But differences in mortality rates from COVID-19 became the leading reason the gap widened between men and women during the pandemic, which began in 2020.
In 2021, COVID-19 killed 131 per 100,000 U.S. men but only 82 per 100,000 U.S. women, the study said.
Researchers used a binary classification of gender and did not analyze overlap between other demographic subgroups and disease classifications.
Drug overdoses and other unintentional injuries also widened gap
Men were twice as likely to die due to unintentional injuries – primarily drug overdoses – than women in 2010 and are even more likely to in 2021, a 0.27 difference since 2019, according to the study.

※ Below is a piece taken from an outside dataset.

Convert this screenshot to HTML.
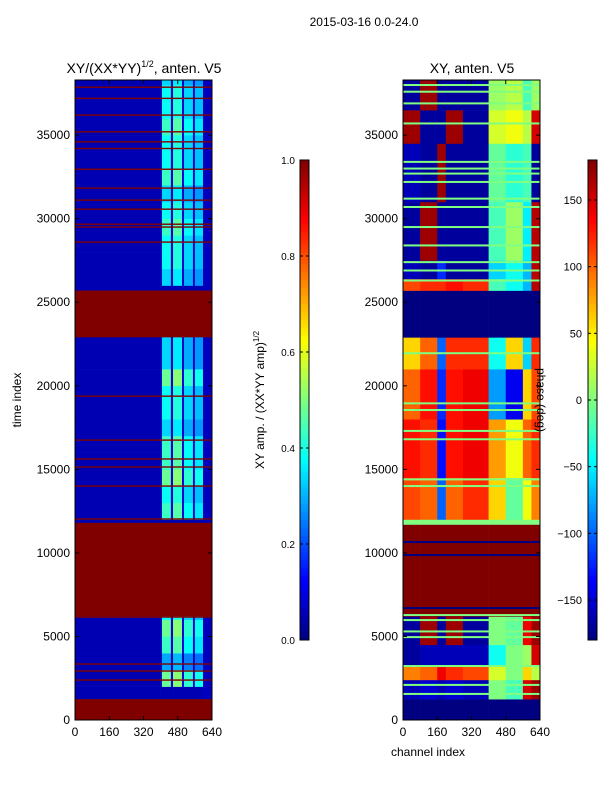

“This analysis finds that COVID-19 and the drug-overdose epidemic were major contributors to the widening gender gap in life expectancy in recent years,” the study authors wrote.
Some factors partially stopped the gap from expanding wider including maternal deaths among women and a decline in cancer deaths among men, the study added. Higher rates of comorbidities, incarceration and homelessness among men as well as other health behaviors were cited as explanations for the gap.
American life expectancy fell over two and a half years since COVID
The overall life expectancy dropped over a year and a half down to 76.1 years in 2021, according to Centers for Disease Control and Prevention data.
A June study published in the American Journal of Public Health found that over 50 countries have surpassed the U.S. in life expectancy since the 1930s. Research showed Northeastern and Western states experienced the fastest growth while south-central and Midwestern states saw the slowest growth.
The U.S. Census Bureau projects that women will continue to outlive men for the rest of the century, according to new population estimates.